По правде сказать, Аля никогда не знала, сколько здоровых зубов должно быть у человека, и полагала, что чем больше, тем лучше.
— Жарко, — искренне согласилась Аля, продолжая так же внимательно рассматривать собеседника. Вздохнула. По идее… По идее нужно было бы сразу отослать этого чистопородного спортсмена «в баню» и дожидаться Маэстро, но…
Непонятно, мутно-болезненный сон сделал ее такой восприимчивой к «изысканной мужской красоте» или это просто немыслимо для любой девчонки — послать куда подальше такого породистого самца?.. Вернее… Аля поежилась. Она растерялась, и мысли полетели смешливые, как девичье перешептывание в летнем лагере после отбоя… Или мир вообще устроен так, что искреннее волнение и смущение приходится прятать не только перед другими, но и перед собой за показным цинизмом или безразличием, навсегда теряя то сущее, что еще ценно в этом мире?..

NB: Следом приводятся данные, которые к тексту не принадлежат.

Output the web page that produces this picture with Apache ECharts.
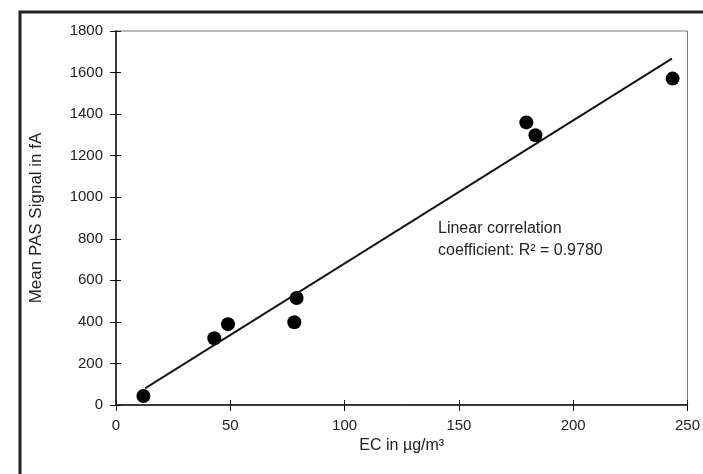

Бог знает. Ведь он действительно красив, этот юноша, а настоящая красота, мужская или женская, куда более редка, чем обаяние, и куда более ценна, чем ум… И еще Але вспомнилось, что слово «красавица» звучит по-итальянски как «белладонна», у нас это — дурманная ведьмина трава, вызывающая опьянение, неистовство, эйфорию, полную неземных полетов и воспоминаний обо всем прекрасном, с тобою так и не случившемся.
А вот интересно, как тогда по-итальянски будет «красавец»? «Опиум»? Или — «наваждение»? Может быть, это куда лучше, чем сон о мутном море?.. Почему-то считается, что раз мужчины «любят глазами», то их избранница должна быть хороша собой, стройна, с веселым, томным или покорным взглядом… Девушка же может удовольствоваться толстым и лысым уродом с объемистым бумажником… А порой…

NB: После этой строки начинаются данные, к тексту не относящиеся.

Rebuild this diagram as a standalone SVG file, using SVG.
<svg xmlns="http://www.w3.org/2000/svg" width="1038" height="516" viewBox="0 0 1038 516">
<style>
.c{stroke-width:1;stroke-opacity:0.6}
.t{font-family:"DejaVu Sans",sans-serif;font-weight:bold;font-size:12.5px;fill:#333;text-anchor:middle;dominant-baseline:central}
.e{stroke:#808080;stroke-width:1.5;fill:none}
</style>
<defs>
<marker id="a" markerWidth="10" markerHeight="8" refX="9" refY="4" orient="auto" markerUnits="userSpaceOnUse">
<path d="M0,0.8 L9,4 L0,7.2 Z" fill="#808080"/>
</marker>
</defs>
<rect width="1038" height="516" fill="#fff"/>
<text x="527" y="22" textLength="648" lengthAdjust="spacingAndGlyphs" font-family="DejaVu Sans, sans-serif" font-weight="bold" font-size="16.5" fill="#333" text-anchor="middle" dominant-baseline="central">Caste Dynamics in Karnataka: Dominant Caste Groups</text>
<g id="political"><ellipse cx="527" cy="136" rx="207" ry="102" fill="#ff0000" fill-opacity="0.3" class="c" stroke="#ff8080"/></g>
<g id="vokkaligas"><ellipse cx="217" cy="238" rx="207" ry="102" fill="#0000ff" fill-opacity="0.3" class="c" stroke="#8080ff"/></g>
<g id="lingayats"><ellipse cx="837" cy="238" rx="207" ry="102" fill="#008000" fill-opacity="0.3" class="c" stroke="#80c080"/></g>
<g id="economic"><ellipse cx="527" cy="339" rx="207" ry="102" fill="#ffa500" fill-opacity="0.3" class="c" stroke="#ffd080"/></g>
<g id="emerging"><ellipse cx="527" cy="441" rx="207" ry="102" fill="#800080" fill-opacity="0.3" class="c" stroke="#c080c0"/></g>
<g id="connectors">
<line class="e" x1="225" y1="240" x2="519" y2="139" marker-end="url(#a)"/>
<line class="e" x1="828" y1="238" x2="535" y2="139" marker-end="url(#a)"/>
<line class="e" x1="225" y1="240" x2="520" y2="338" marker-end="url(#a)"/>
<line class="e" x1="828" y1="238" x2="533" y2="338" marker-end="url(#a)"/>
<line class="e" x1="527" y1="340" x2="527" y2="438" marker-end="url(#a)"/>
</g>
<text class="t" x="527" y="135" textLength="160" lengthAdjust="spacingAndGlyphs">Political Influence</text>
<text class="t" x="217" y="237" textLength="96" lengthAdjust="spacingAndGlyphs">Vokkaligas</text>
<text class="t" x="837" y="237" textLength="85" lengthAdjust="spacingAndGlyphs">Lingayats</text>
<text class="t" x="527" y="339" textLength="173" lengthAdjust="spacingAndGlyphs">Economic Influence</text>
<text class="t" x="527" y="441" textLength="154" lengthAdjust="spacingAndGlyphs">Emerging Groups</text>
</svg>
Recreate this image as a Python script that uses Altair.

Нет. Природа глуповата в своем совершенстве. Умом барышня может понимать, что с жирным сутулоплечим и крючконосым миллионером куда легче перетоптаться в этой жизни, но при виде молодого человека с упругими мышцами под гладкой шелковистой кожей, веселого или, наоборот, мечтательного, редкая девчонка не ощущала томного, щемящего, головокружительного беспокойства; стоит такому только повернуться, поманить пальцем, взглянуть ласково, и вот уже забыты все былые привязанности и любови, в душе — дикий телячий восторг:
«Он выбрал меня!» И девчонка готова лететь за таким куда угодно, поглупевшая и покорная, ласковая и чувственная, не ощущая ничего, кроме жажды близости… Пока ледяная рассудочная волна не окатит прозрачной пеной, не высветит в зеркале с беспощадной насмешкою припухлости под глазами от несостоявшихся, скрываемых ото всех слез, не заставит заметить собственный потухший взгляд и морщинки, протянувшиеся к уголкам рта, — потому что много лет она непроизвольно сжимала губы, не желая смириться с обыденным и не в силах ничего изменить… Пока эта самая волна не сделает зрение достаточно ясным, чтобы увидеть, что перед нею просто альфонс, корыстный и алчный, жалкий в своем стремлении казаться мужественным.